Starbucks Just Announced Another Wage Increase For Employees

On Wednesday, Starbucks announced yet another wage increase for its employees. The Associated Press reports that by the summer of 2022 the new average pay will range from $15 per hour to $23 per hour. Further incentives are teased as workers who have been with the company for at least two years could receive a 5% raise in January 2022 while those who have been employed by the coffee giant for 5 years could see a 10% increase.

press release issued by Starbucks explains that the wage hike, which will make the average hourly salary of a barista nearly $17 per hour, is part of their investment into the company. They will institute a $200 referral program, rethink how the training program works, and attempt smaller tweaks like a shift app.

This is actually the third time in 24 months that Starbucks has raised the amount it's paying its workers. No doubt, the company would like to have the image that this is the result of a long term plan to bring greater dignity to those filling coffee cups. However, as a previous announcement came out back in December of 2020, the move reads more as a series of decisions to address lingering problems within the company.

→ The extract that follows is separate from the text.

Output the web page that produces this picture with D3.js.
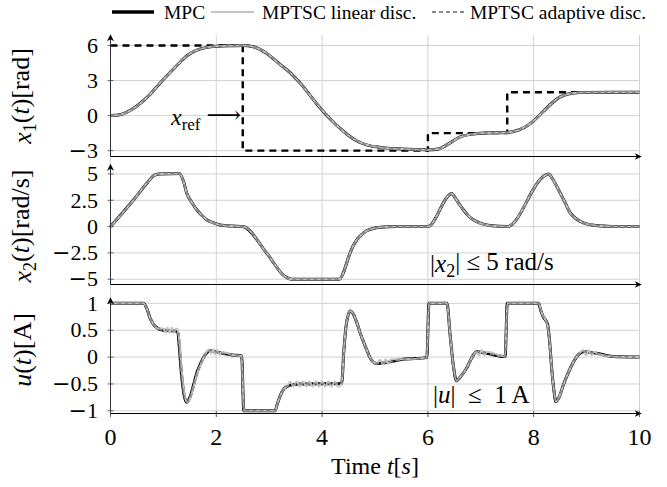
<!DOCTYPE html>
<html lang="en">
<head>
  <meta charset="utf-8" />
  <script src="https://d3js.org/d3.v7.min.js"></script>
  <style>
    body { margin: 0; background: #fff; }
    svg { font-family: "Liberation Serif", "DejaVu Serif", serif; }
    .grid line { stroke: #d2d2d2; stroke-width: 1; }
    .tick-label { font-size: 22px; fill: #000; }
    .xtick-label { font-size: 24px; fill: #000; }
    .legend text { font-size: 19.5px; }
    .minus { font-family: "DejaVu Serif", serif; }
  </style>
</head>
<body>
  <div id="visu"></div>
  <script>
    const width = 667, height = 487;

    // time axis
    const timeTicks = [0, 2, 4, 6, 8, 10];

    // reference x_ref (step after)
    const refX1 = [[0, 6], [2.5, -3], [6, -1.5], [7.5, 2], [10, 2]];

    // x1(t) [rad]
    const x1Mpc = [[0, 0], [0.2, 0.1], [0.43, 0.6], [0.7, 1.6], [0.94, 2.8], [1.15, 3.8], [1.31, 4.55],
      [1.45, 5.15], [1.6, 5.55], [1.8, 5.82], [2.0, 5.93], [2.3, 5.98], [2.5, 6.0], [2.7, 5.9],
      [2.96, 5.3], [3.2, 4.4], [3.39, 3.7], [3.6, 2.7], [3.9, 1.0], [4.2, -0.5], [4.34, -1.1],
      [4.5, -1.7], [4.65, -2.15], [4.84, -2.5], [5.1, -2.72], [5.5, -2.86], [6.0, -2.92], [6.2, -2.85],
      [6.45, -2.25], [6.6, -1.85], [6.8, -1.6], [7.0, -1.5], [7.5, -1.45], [7.7, -1.25], [7.85, -0.95],
      [8.0, -0.45], [8.18, 0.35], [8.35, 1.1], [8.5, 1.6], [8.65, 1.85], [8.87, 1.97], [10, 2.0]];
    const x1Linear = x1Mpc;
    const x1Adaptive = x1Mpc;

    // x2(t) [rad/s]
    const x2Mpc = [[0, 0], [0.43, 2.5], [0.7, 4.2], [0.82, 4.85], [0.92, 5.0], [1.3, 5.05], [1.38, 4.3],
      [1.44, 3.2], [1.55, 2.2], [1.63, 1.6], [1.72, 1.1], [1.82, 0.65], [1.95, 0.35], [2.07, 0.16],
      [2.3, 0.05], [2.5, 0.0], [2.95, -2.5], [3.3, -4.75], [3.42, -5.0], [4.33, -5.0], [4.4, -4.4],
      [4.5, -2.9], [4.58, -1.9], [4.65, -1.3], [4.75, -0.75], [4.84, -0.4], [4.95, -0.2], [5.1, -0.07],
      [5.4, 0], [6.0, 0], [6.4, 3.0], [6.45, 3.15], [6.52, 2.7], [6.6, 2.1], [6.67, 1.6], [6.76, 1.05],
      [6.86, 0.65], [7.0, 0.3], [7.17, 0.1], [7.5, 0.0], [8.18, 4.75], [8.28, 5.0], [8.36, 4.5],
      [8.5, 3.2], [8.6, 2.2], [8.69, 1.3], [8.8, 0.75], [8.94, 0.35], [9.1, 0.15], [9.32, 0.05],
      [9.6, 0], [10, 0]];
    const x2Linear = x2Mpc;
    const x2Adaptive = x2Mpc;

    // u(t) [A]
    const uMpc = [[0, 1], [0.62, 1], [0.68, 0.92], [0.75, 0.72], [0.82, 0.6], [0.9, 0.53], [1.0, 0.5],
      [1.27, 0.48], [1.3, 0.2], [1.34, -0.3], [1.39, -0.7], [1.44, -0.84], [1.5, -0.75], [1.57, -0.52],
      [1.63, -0.3], [1.69, -0.15], [1.78, 0.03], [1.88, 0.12], [2.07, 0.08], [2.3, 0.04], [2.48, 0.02],
      [2.52, -1.0], [3.11, -1.0], [3.16, -0.85], [3.2, -0.74], [3.27, -0.6], [3.33, -0.55], [3.45, -0.51],
      [3.58, -0.5], [4.37, -0.49], [4.41, 0.1], [4.45, 0.55], [4.53, 0.86], [4.58, 0.82], [4.65, 0.66],
      [4.72, 0.45], [4.78, 0.29], [4.85, 0.12], [4.9, 0.0], [5.03, -0.12], [5.22, -0.1], [5.53, -0.04],
      [5.98, -0.01], [6.02, 1], [6.36, 1], [6.42, 0.41], [6.48, -0.15], [6.54, -0.44], [6.62, -0.36],
      [6.73, -0.21], [6.82, -0.03], [6.92, 0.1], [7.11, 0.07], [7.46, 0.01], [7.5, 1], [8.09, 1],
      [8.14, 0.85], [8.18, 0.75], [8.26, 0.62], [8.3, 0.3], [8.34, -0.21], [8.38, -0.6], [8.42, -0.83],
      [8.48, -0.75], [8.56, -0.52], [8.65, -0.3], [8.75, -0.09], [8.85, 0.05], [8.94, 0.1], [9.19, 0.07],
      [9.5, 0.01], [10, 0]];
    const uLinear = [[0, 1], [0.62, 1], [0.68, 0.92], [0.75, 0.72], [0.82, 0.6], [0.9, 0.53], [1.0, 0.53],
      [1.04, 0.45], [1.08, 0.55], [1.12, 0.45], [1.16, 0.55], [1.2, 0.45], [1.24, 0.53], [1.28, 0.47],
      [1.31, 0.2], [1.35, -0.3], [1.4, -0.7], [1.45, -0.84], [1.51, -0.75], [1.58, -0.52], [1.64, -0.3],
      [1.7, -0.15], [1.78, 0.03], [1.86, 0.14], [1.9, 0.06], [1.94, 0.15], [1.98, 0.05], [2.02, 0.13],
      [2.06, 0.04], [2.1, 0.1], [2.3, 0.04], [2.48, 0.02], [2.52, -1.0], [3.11, -1.0], [3.16, -0.85],
      [3.2, -0.74], [3.27, -0.6], [3.33, -0.55], [3.4, -0.46], [3.46, -0.55], [3.52, -0.45], [3.58, -0.55],
      [3.64, -0.45], [3.7, -0.55], [3.76, -0.45], [3.82, -0.55], [3.88, -0.45], [3.94, -0.55], [4.0, -0.45],
      [4.06, -0.55], [4.12, -0.45], [4.18, -0.55], [4.24, -0.45], [4.3, -0.55], [4.37, -0.49], [4.41, 0.1],
      [4.45, 0.55], [4.53, 0.86], [4.58, 0.82], [4.65, 0.66], [4.72, 0.45], [4.78, 0.29], [4.85, 0.12],
      [4.9, 0.0], [5.03, -0.12], [5.1, -0.05], [5.15, -0.14], [5.2, -0.04], [5.25, -0.13], [5.3, -0.04],
      [5.53, -0.04], [5.98, -0.01], [6.02, 1], [6.36, 1], [6.42, 0.41], [6.48, -0.15], [6.54, -0.44],
      [6.62, -0.36], [6.73, -0.21], [6.82, -0.03], [6.92, 0.1], [6.97, 0.03], [7.02, 0.13], [7.07, 0.03],
      [7.12, 0.1], [7.46, 0.01], [7.5, 1], [8.09, 1], [8.16, 0.8], [8.26, 0.6], [8.3, 0.3], [8.34, -0.21],
      [8.38, -0.6], [8.42, -0.83], [8.48, -0.75], [8.56, -0.52], [8.65, -0.3], [8.75, -0.09], [8.85, 0.05],
      [8.94, 0.13], [8.99, 0.03], [9.04, 0.13], [9.09, 0.03], [9.14, 0.1], [9.19, 0.07], [9.5, 0.01], [10, 0]];
    const uAdaptive = uMpc;

    const yTicks1 = [-3, 0, 3, 6];
    const yTicks2 = [-5, -2.5, 0, 2.5, 5];
    const yTicks3 = [-1, -0.5, 0, 0.5, 1];

    const seriesNames = ["MPC", "MPTSC linear disc.", "MPTSC adaptive disc."];

    const styles = [
      { color: "#000", width: 3, dash: null },
      { color: "#c4c4c4", width: 2, dash: null },
      { color: "#8a8a8a", width: 1.8, dash: "4,3" }
    ];

    const panels = [
      { top: 35, bottom: 156.5, domain: [-3.5, 6.9], ticks: yTicks1, series: [x1Mpc, x1Linear, x1Adaptive] },
      { top: 164.5, bottom: 284.5, domain: [-5.5, 5.9], ticks: yTicks2, series: [x2Mpc, x2Linear, x2Adaptive] },
      { top: 298, bottom: 413.5, domain: [-1.05, 1.1], ticks: yTicks3, series: [uMpc, uLinear, uAdaptive] }
    ];

    const svg = d3.select("#visu").append("svg")
      .attr("width", width)
      .attr("height", height);

    const defs = svg.append("defs");
    defs.append("marker")
      .attr("id", "arrow")
      .attr("viewBox", "0 0 10 10")
      .attr("refX", 9).attr("refY", 5)
      .attr("markerWidth", 7).attr("markerHeight", 7)
      .attr("markerUnits", "userSpaceOnUse")
      .attr("orient", "auto")
      .append("path")
      .attr("d", "M0,0 L10,5 L0,10 L3,5 Z")
      .attr("fill", "#000");

    const x = d3.scaleLinear().domain([0, 10]).range([110.5, 639.5]);

    // number label with a wide minus sign
    function numLabel(sel) {
      sel.each(function (d) {
        const t = d3.select(this);
        if (d < 0) t.append("tspan").attr("class", "minus").text("\u2212");
        t.append("tspan").text(Math.abs(d));
      });
    }

    // vertical grid, continuous through the three panels
    svg.append("g").attr("class", "grid")
      .selectAll("line")
      .data(timeTicks)
      .enter().append("line")
      .attr("x1", d => x(d)).attr("x2", d => x(d))
      .attr("y1", 35).attr("y2", 417);

    panels.forEach((p, pi) => {
      const y = d3.scaleLinear().domain(p.domain).range([p.bottom, p.top]);
      const g = svg.append("g");

      g.append("g").attr("class", "grid")
        .selectAll("line")
        .data(p.ticks)
        .enter().append("line")
        .attr("x1", x(0)).attr("x2", x(10))
        .attr("y1", d => y(d)).attr("y2", d => y(d));

      // small y ticks
      g.selectAll(".ytick")
        .data(p.ticks)
        .enter().append("line")
        .attr("x1", x(0) - 3).attr("x2", x(0) + 3)
        .attr("y1", d => y(d)).attr("y2", d => y(d))
        .attr("stroke", "#444").attr("stroke-width", 0.8);

      g.selectAll(".tick-label")
        .data(p.ticks)
        .enter().append("text")
        .attr("class", "tick-label")
        .attr("x", 98)
        .attr("y", d => y(d))
        .attr("dy", "0.33em")
        .attr("text-anchor", "end")
        .call(numLabel);

      const line = d3.line()
        .x(d => x(d[0]))
        .y(d => y(d[1]))
        .curve(d3.curveMonotoneX);

      if (pi === 0) {
        g.append("path")
          .attr("d", d3.line().x(d => x(d[0])).y(d => y(d[1])).curve(d3.curveStepAfter)(refX1))
          .attr("fill", "none")
          .attr("stroke", "#000")
          .attr("stroke-width", 2.4)
          .attr("stroke-dasharray", "7,5");
      }

      p.series.forEach((s, si) => {
        g.append("path")
          .attr("d", line(s))
          .attr("fill", "none")
          .attr("stroke", styles[si].color)
          .attr("stroke-width", styles[si].width)
          .attr("stroke-linejoin", "round")
          .attr("stroke-dasharray", styles[si].dash);
      });

      // axes
      g.append("line")
        .attr("x1", x(0)).attr("x2", x(0))
        .attr("y1", p.bottom).attr("y2", p.top)
        .attr("stroke", "#333").attr("stroke-width", 1)
        .attr("marker-end", "url(#arrow)");
      g.append("line")
        .attr("x1", x(0)).attr("x2", x(10) + 1.5)
        .attr("y1", p.bottom).attr("y2", p.bottom)
        .attr("stroke", "#000").attr("stroke-width", 1)
        .attr("marker-end", "url(#arrow)");
    });

    // x tick marks and labels
    svg.selectAll(".xtick")
      .data(timeTicks)
      .enter().append("line")
      .attr("x1", d => x(d)).attr("x2", d => x(d))
      .attr("y1", 411).attr("y2", 417)
      .attr("stroke", "#444").attr("stroke-width", 0.8);

    svg.selectAll(".xlabel")
      .data(timeTicks)
      .enter().append("text")
      .attr("class", "xtick-label")
      .attr("x", d => x(d))
      .attr("y", 445)
      .attr("text-anchor", "middle")
      .text(d => d);

    function label(txtParts, tx, ty, size) {
      const t = svg.append("text").attr("x", tx).attr("y", ty).style("font-size", size + "px");
      let shifted = false;
      txtParts.forEach(([txt, italic, sub]) => {
        const s = t.append("tspan").text(txt);
        if (italic) s.style("font-style", "italic");
        if (sub) { s.style("font-size", Math.round(size * 0.7) + "px").attr("dy", "0.3em"); shifted = true; }
        else if (shifted) { s.attr("dy", "-0.3em"); shifted = false; }
      });
      return t;
    }

    label([["Time ", false], ["t", true], ["[", false], ["s", true], ["]", false]], x(5), 474, 24)
      .attr("text-anchor", "middle");

    // y labels
    label([["x", true], ["1", false, true], ["(", false], ["t", true], [")[rad]", false]], 0, 0, 26)
      .attr("transform", "translate(31,96) rotate(-90)").attr("text-anchor", "middle");
    label([["x", true], ["2", false, true], ["(", false], ["t", true], [")[rad/s]", false]], 0, 0, 26)
      .attr("transform", "translate(31,226) rotate(-90)").attr("text-anchor", "middle");
    label([["u", true], ["(", false], ["t", true], [")[A]", false]], 0, 0, 26)
      .attr("transform", "translate(31,350) rotate(-90)").attr("text-anchor", "middle");

    // annotations
    label([["|", false], ["x", true], ["2", false, true], ["| \u2264 5 rad/s", false]], 430, 272, 25);
    label([["|", false], ["u", true], ["|  \u2264  1 A", false]], 433, 403, 25).style("white-space", "pre");
    label([["x", true], ["ref", false, true], [" \u27F6", false]], 171, 125, 24);

    // legend, positioned like the reference
    const legendLines = [[112, 154], [211, 254], [432, 465]];
    const legendText = [164, 262, 470];
    const legend = svg.append("g").attr("class", "legend");
    seriesNames.forEach((name, i) => {
      legend.append("line")
        .attr("x1", legendLines[i][0]).attr("x2", legendLines[i][1])
        .attr("y1", 12).attr("y2", 12)
        .attr("stroke", styles[i].color)
        .attr("stroke-width", i === 0 ? 3.5 : 2.2)
        .attr("stroke-dasharray", styles[i].dash);
      legend.append("text").attr("x", legendText[i]).attr("y", 18.5).text(name);
    });
  </script>
</body>
</html>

Starbucks workers are trying to unionize

In the piece published by the Associated Press, more attention is given to the context of the pay rise than the pay rise itself. While Starbucks has decided to push their average pay above what many want as the minimum wage, workers at outlets in Buffalo, New York want to unionize.

Michelle Eisen, who is hard at work on the unionization effort, pointed out to the Associated Press that Starbucks had years to enact any of these proposals and that their decision to do so while a union's starting to form is interesting timing. Meanwhile, Starbucks denied there was any connection.

However, as Nation's Restaurant News shared, Starbucks did weigh in on the issue, specifically asking their workers to vote against the effort in a letter. "The operational challenges like staffing, training, callouts or repairing equipment can only be solved by us, from within Starbucks," Rossann Williams, president of Starbucks North America, wrote to the workers. "So, we are asking partners to vote no to a union—not because we're opposed to unions but because we believe we will best enhance our partnership and advance the operational changes together in a direct partnership." Why they could not work in a direct partnership with an organized group of their "partners" was left unstated and unexplained.